SHORT TASK:
Take the listing from its first line through the line that contains "0.3, 0.3, 0.35, 0.0]" and please retype those lines exactly, leaving out the pictures.

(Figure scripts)
_ _ _ _ _
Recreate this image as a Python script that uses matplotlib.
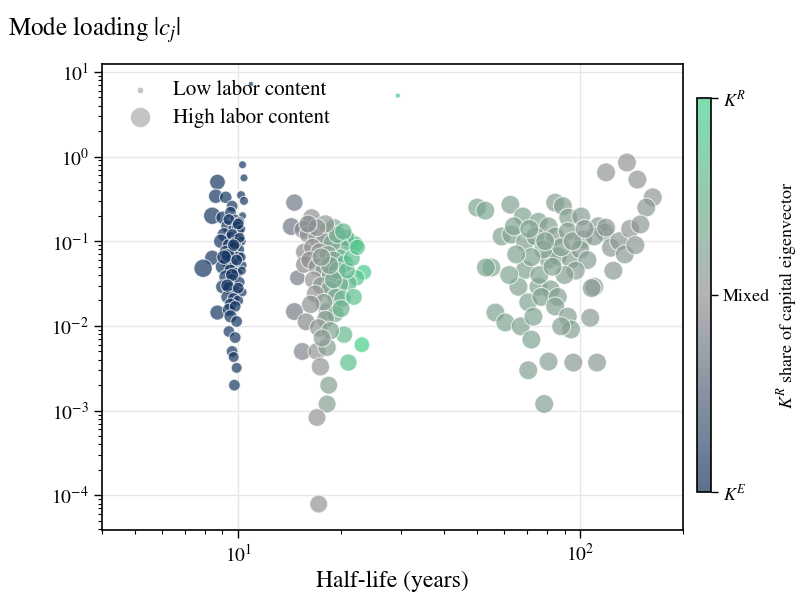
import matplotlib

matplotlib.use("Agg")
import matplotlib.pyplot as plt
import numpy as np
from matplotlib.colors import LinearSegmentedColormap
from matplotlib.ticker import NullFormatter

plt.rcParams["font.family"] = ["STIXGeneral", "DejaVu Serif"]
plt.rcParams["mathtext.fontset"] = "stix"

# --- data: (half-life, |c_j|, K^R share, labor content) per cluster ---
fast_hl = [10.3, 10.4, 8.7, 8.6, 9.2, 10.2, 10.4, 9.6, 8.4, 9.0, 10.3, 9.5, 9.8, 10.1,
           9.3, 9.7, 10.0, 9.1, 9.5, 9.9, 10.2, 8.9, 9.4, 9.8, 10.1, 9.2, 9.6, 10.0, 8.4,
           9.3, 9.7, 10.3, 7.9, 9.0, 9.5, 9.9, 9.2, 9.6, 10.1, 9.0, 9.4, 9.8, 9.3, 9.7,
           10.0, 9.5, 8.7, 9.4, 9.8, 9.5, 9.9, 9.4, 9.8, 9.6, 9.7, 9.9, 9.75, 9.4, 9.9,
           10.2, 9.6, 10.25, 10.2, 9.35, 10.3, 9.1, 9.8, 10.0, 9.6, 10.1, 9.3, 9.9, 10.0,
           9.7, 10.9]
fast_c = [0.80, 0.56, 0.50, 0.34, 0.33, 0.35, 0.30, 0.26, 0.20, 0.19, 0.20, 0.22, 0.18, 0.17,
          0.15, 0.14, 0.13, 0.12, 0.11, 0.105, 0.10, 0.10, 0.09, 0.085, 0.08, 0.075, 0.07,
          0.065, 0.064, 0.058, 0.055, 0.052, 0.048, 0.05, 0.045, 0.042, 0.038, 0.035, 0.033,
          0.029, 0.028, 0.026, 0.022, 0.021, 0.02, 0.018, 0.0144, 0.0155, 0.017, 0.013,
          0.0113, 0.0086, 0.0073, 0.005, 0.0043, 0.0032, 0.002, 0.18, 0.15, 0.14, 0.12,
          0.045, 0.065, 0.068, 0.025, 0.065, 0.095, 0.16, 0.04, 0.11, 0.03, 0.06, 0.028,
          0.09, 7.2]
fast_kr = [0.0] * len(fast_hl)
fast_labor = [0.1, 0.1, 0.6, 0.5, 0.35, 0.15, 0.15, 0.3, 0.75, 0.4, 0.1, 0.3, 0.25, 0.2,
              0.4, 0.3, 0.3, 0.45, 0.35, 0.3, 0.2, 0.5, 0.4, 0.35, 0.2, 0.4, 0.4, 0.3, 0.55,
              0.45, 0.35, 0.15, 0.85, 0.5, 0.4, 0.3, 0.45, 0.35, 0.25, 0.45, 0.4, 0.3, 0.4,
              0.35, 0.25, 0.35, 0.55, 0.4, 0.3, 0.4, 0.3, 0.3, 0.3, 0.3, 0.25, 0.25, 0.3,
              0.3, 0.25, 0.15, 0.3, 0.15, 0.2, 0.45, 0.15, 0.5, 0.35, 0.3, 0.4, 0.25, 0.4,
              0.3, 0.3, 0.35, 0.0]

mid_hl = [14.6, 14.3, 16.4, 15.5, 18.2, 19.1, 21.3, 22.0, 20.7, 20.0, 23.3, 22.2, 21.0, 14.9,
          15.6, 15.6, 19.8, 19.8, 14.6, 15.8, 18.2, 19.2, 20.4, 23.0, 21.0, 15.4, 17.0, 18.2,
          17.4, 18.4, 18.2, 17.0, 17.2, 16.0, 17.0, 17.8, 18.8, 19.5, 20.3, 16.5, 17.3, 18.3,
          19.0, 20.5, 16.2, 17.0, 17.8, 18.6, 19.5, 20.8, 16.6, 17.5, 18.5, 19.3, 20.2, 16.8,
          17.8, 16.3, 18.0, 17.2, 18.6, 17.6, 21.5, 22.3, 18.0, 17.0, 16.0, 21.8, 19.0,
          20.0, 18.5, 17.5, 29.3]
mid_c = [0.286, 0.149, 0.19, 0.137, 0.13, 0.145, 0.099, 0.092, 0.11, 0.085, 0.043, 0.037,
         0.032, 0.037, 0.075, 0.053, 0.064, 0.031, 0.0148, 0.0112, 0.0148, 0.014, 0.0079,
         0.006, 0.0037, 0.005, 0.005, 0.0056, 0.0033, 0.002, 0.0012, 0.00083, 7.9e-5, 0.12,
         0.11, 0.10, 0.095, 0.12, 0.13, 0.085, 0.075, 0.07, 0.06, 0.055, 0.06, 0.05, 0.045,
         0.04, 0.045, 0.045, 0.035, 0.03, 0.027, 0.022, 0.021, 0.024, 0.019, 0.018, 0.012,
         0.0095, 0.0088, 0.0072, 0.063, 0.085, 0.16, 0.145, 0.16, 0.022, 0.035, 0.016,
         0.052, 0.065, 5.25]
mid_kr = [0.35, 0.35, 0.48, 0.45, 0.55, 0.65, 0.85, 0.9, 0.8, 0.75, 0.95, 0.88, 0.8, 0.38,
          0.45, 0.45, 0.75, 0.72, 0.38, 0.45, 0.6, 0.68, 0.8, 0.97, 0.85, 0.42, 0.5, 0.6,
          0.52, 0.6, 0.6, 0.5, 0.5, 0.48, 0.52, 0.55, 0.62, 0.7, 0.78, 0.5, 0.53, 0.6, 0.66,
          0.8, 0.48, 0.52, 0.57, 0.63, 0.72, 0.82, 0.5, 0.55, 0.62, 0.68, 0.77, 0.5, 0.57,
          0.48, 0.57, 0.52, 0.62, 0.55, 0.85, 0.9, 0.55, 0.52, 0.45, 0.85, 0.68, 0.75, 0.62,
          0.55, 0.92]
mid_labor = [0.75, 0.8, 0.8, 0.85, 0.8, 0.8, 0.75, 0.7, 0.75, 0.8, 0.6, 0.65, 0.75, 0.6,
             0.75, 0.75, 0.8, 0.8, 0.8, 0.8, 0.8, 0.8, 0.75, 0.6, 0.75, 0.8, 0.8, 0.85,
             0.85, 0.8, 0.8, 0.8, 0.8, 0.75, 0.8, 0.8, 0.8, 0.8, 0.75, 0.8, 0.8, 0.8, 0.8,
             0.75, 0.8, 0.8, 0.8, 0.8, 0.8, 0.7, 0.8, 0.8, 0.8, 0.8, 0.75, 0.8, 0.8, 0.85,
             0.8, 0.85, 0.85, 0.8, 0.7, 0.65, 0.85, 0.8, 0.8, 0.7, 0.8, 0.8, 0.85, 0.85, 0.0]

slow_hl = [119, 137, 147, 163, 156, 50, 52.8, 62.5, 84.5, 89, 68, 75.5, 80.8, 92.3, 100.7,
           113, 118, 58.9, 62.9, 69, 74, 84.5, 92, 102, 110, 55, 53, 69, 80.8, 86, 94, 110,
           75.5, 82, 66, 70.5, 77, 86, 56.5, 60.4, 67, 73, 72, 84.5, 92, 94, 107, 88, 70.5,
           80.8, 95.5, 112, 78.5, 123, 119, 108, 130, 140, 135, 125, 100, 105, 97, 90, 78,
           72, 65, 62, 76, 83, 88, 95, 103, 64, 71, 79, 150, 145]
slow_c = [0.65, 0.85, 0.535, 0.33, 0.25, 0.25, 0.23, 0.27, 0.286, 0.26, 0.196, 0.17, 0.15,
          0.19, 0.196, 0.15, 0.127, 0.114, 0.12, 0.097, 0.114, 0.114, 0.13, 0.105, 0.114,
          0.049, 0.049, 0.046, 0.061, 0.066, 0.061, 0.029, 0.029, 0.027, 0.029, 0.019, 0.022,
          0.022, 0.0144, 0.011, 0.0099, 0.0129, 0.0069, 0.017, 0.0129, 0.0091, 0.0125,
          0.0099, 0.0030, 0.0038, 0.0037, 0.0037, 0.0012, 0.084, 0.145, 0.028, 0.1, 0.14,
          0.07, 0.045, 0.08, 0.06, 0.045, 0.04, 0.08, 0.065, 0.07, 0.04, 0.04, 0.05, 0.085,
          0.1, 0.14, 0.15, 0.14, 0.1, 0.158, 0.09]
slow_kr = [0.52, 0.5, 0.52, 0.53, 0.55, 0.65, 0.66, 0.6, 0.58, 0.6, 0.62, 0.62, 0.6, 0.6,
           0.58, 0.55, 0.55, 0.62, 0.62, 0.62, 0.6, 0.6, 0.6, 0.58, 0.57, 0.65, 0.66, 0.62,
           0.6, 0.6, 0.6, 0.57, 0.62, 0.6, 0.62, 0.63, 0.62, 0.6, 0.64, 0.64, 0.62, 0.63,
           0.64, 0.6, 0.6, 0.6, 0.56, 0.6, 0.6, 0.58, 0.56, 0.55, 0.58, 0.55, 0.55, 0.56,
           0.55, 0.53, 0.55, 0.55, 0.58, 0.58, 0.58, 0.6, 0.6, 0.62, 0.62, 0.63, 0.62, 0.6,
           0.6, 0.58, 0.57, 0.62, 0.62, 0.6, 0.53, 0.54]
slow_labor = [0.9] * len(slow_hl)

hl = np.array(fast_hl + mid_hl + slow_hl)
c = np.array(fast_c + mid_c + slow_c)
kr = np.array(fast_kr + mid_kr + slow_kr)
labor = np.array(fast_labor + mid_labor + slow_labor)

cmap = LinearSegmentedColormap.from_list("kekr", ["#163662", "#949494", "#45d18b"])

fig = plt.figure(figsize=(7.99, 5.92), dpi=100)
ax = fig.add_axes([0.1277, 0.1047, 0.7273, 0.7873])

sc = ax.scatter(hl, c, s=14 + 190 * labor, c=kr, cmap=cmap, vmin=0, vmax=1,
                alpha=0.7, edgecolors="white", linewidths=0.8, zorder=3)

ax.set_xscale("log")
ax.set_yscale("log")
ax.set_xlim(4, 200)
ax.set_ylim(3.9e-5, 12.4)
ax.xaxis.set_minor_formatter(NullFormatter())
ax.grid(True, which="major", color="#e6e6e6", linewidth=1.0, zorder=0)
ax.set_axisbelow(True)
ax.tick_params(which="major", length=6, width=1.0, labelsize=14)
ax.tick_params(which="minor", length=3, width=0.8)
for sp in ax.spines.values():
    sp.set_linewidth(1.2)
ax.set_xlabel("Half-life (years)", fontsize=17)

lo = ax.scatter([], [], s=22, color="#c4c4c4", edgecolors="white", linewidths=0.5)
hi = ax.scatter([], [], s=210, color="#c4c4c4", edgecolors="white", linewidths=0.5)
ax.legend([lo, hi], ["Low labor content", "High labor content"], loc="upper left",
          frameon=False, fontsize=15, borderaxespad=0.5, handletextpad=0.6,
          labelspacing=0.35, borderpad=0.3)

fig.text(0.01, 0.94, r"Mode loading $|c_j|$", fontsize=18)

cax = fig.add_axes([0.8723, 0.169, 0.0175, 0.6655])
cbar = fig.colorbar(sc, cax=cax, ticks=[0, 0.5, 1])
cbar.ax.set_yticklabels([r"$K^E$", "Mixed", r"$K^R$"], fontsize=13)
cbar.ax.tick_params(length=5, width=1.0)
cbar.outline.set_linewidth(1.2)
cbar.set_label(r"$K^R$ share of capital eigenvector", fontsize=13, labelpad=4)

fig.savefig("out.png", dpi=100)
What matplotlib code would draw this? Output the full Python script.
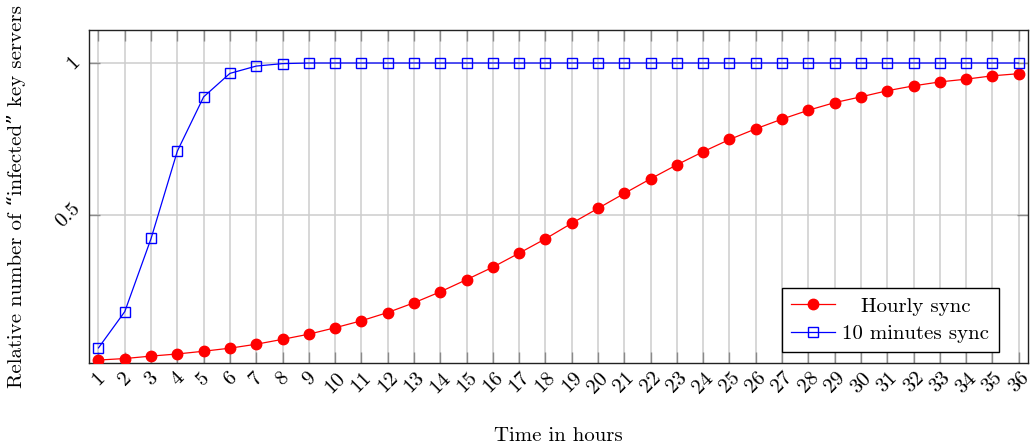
_ _ _ _ _
EXERCISE RESPONSE:
Recreate this image as a Python script that uses matplotlib.
import matplotlib

matplotlib.use("Agg")
import matplotlib.pyplot as plt
import numpy as np
from matplotlib.colors import LinearSegmentedColormap
from matplotlib.ticker import NullFormatter

plt.rcParams["font.family"] = ["STIXGeneral", "DejaVu Serif"]
plt.rcParams["mathtext.fontset"] = "stix"

# --- data: (half-life, |c_j|, K^R share, labor content) per cluster ---
fast_hl = [10.3, 10.4, 8.7, 8.6, 9.2, 10.2, 10.4, 9.6, 8.4, 9.0, 10.3, 9.5, 9.8, 10.1,
           9.3, 9.7, 10.0, 9.1, 9.5, 9.9, 10.2, 8.9, 9.4, 9.8, 10.1, 9.2, 9.6, 10.0, 8.4,
           9.3, 9.7, 10.3, 7.9, 9.0, 9.5, 9.9, 9.2, 9.6, 10.1, 9.0, 9.4, 9.8, 9.3, 9.7,
           10.0, 9.5, 8.7, 9.4, 9.8, 9.5, 9.9, 9.4, 9.8, 9.6, 9.7, 9.9, 9.75, 9.4, 9.9,
           10.2, 9.6, 10.25, 10.2, 9.35, 10.3, 9.1, 9.8, 10.0, 9.6, 10.1, 9.3, 9.9, 10.0,
           9.7, 10.9]
fast_c = [0.80, 0.56, 0.50, 0.34, 0.33, 0.35, 0.30, 0.26, 0.20, 0.19, 0.20, 0.22, 0.18, 0.17,
          0.15, 0.14, 0.13, 0.12, 0.11, 0.105, 0.10, 0.10, 0.09, 0.085, 0.08, 0.075, 0.07,
          0.065, 0.064, 0.058, 0.055, 0.052, 0.048, 0.05, 0.045, 0.042, 0.038, 0.035, 0.033,
          0.029, 0.028, 0.026, 0.022, 0.021, 0.02, 0.018, 0.0144, 0.0155, 0.017, 0.013,
          0.0113, 0.0086, 0.0073, 0.005, 0.0043, 0.0032, 0.002, 0.18, 0.15, 0.14, 0.12,
          0.045, 0.065, 0.068, 0.025, 0.065, 0.095, 0.16, 0.04, 0.11, 0.03, 0.06, 0.028,
          0.09, 7.2]
fast_kr = [0.0] * len(fast_hl)
fast_labor = [0.1, 0.1, 0.6, 0.5, 0.35, 0.15, 0.15, 0.3, 0.75, 0.4, 0.1, 0.3, 0.25, 0.2,
              0.4, 0.3, 0.3, 0.45, 0.35, 0.3, 0.2, 0.5, 0.4, 0.35, 0.2, 0.4, 0.4, 0.3, 0.55,
              0.45, 0.35, 0.15, 0.85, 0.5, 0.4, 0.3, 0.45, 0.35, 0.25, 0.45, 0.4, 0.3, 0.4,
              0.35, 0.25, 0.35, 0.55, 0.4, 0.3, 0.4, 0.3, 0.3, 0.3, 0.3, 0.25, 0.25, 0.3,
              0.3, 0.25, 0.15, 0.3, 0.15, 0.2, 0.45, 0.15, 0.5, 0.35, 0.3, 0.4, 0.25, 0.4,
              0.3, 0.3, 0.35, 0.0]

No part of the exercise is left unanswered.